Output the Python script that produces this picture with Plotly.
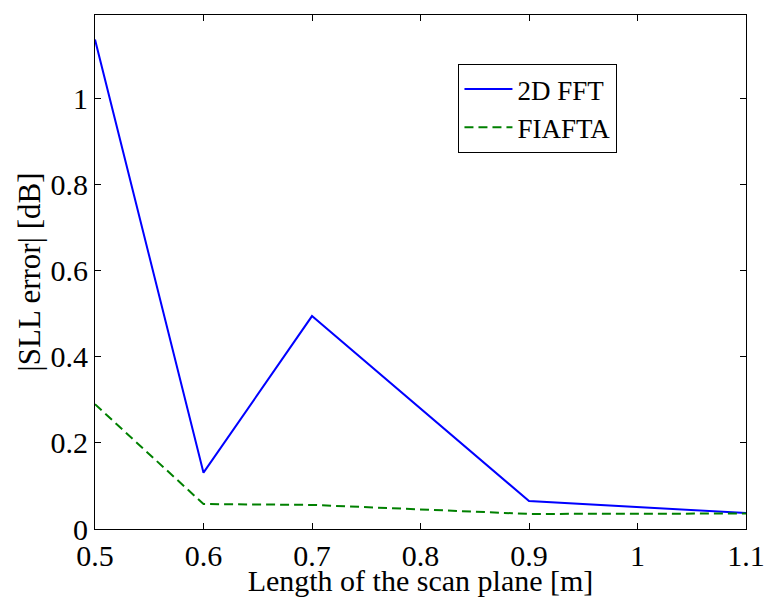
import plotly.graph_objects as go

x_vals = [0.5, 0.6, 0.7, 0.9, 1.1]
fft_vals = [1.138, 0.131, 0.495, 0.065, 0.037]
fiafta_vals = [0.29, 0.058, 0.056, 0.035, 0.036]

font_family = "Liberation Serif"

fig = go.Figure()
fig.add_trace(go.Scatter(x=x_vals, y=fft_vals, mode="lines", name="2D FFT",
                         line=dict(color="#0000ff", width=2)))
fig.add_trace(go.Scatter(x=x_vals, y=fiafta_vals, mode="lines", name="FIAFTA",
                         line=dict(color="#008000", width=2, dash="9px,5px")))

axis_common = dict(showgrid=False, zeroline=False, showline=True, linecolor="black",
                   linewidth=1.2, mirror="ticks", ticks="inside", ticklen=6, automargin=False,
                   tickcolor="black", tickfont=dict(family=font_family, size=30, color="black"))

fig.update_layout(
    width=767, height=597,
    margin=dict(l=95, r=21, t=15, b=68),
    paper_bgcolor="white", plot_bgcolor="white",
    font=dict(family=font_family, color="black", size=27),
    xaxis=dict(range=[0.5, 1.1], tick0=0.5, dtick=0.1, ticklabelstandoff=0,
               title=dict(text="Length of the scan plane [m]", font=dict(family=font_family, size=30), standoff=0),
               **axis_common),
    yaxis=dict(range=[0, 1.195], tick0=0, dtick=0.2,
               title=dict(text="|SLL error| [dB]", font=dict(family=font_family, size=31), standoff=0),
               **axis_common),
    legend=dict(x=0.558, y=0.905, xanchor="left", yanchor="top",
                bordercolor="black", borderwidth=1.2, bgcolor="white",
                font=dict(family=font_family, size=27), tracegroupgap=0,
                itemwidth=48),
    showlegend=True,
)

fig.write_html("out.html")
==*==
■ To be done
Make an exact copy of the listing above. Do not include the pictures.

■ Reply to the task
Output the Python script that produces this picture with Plotly.
import plotly.graph_objects as go

x_vals = [0.5, 0.6, 0.7, 0.9, 1.1]
fft_vals = [1.138, 0.131, 0.495, 0.065, 0.037]
fiafta_vals = [0.29, 0.058, 0.056, 0.035, 0.036]

font_family = "Liberation Serif"

fig = go.Figure()
fig.add_trace(go.Scatter(x=x_vals, y=fft_vals, mode="lines", name="2D FFT",
                         line=dict(color="#0000ff", width=2)))
fig.add_trace(go.Scatter(x=x_vals, y=fiafta_vals, mode="lines", name="FIAFTA",
                         line=dict(color="#008000", width=2, dash="9px,5px")))

axis_common = dict(showgrid=False, zeroline=False, showline=True, linecolor="black",
                   linewidth=1.2, mirror="ticks", ticks="inside", ticklen=6, automargin=False,
                   tickcolor="black", tickfont=dict(family=font_family, size=30, color="black"))

fig.update_layout(
    width=767, height=597,
    margin=dict(l=95, r=21, t=15, b=68),
    paper_bgcolor="white", plot_bgcolor="white",
    font=dict(family=font_family, color="black", size=27),
    xaxis=dict(range=[0.5, 1.1], tick0=0.5, dtick=0.1, ticklabelstandoff=0,
               title=dict(text="Length of the scan plane [m]", font=dict(family=font_family, size=30), standoff=0),
               **axis_common),
    yaxis=dict(range=[0, 1.195], tick0=0, dtick=0.2,
               title=dict(text="|SLL error| [dB]", font=dict(family=font_family, size=31), standoff=0),
               **axis_common),
    legend=dict(x=0.558, y=0.905, xanchor="left", yanchor="top",
                bordercolor="black", borderwidth=1.2, bgcolor="white",
                font=dict(family=font_family, size=27), tracegroupgap=0,
                itemwidth=48),
    showlegend=True,
)

fig.write_html("out.html")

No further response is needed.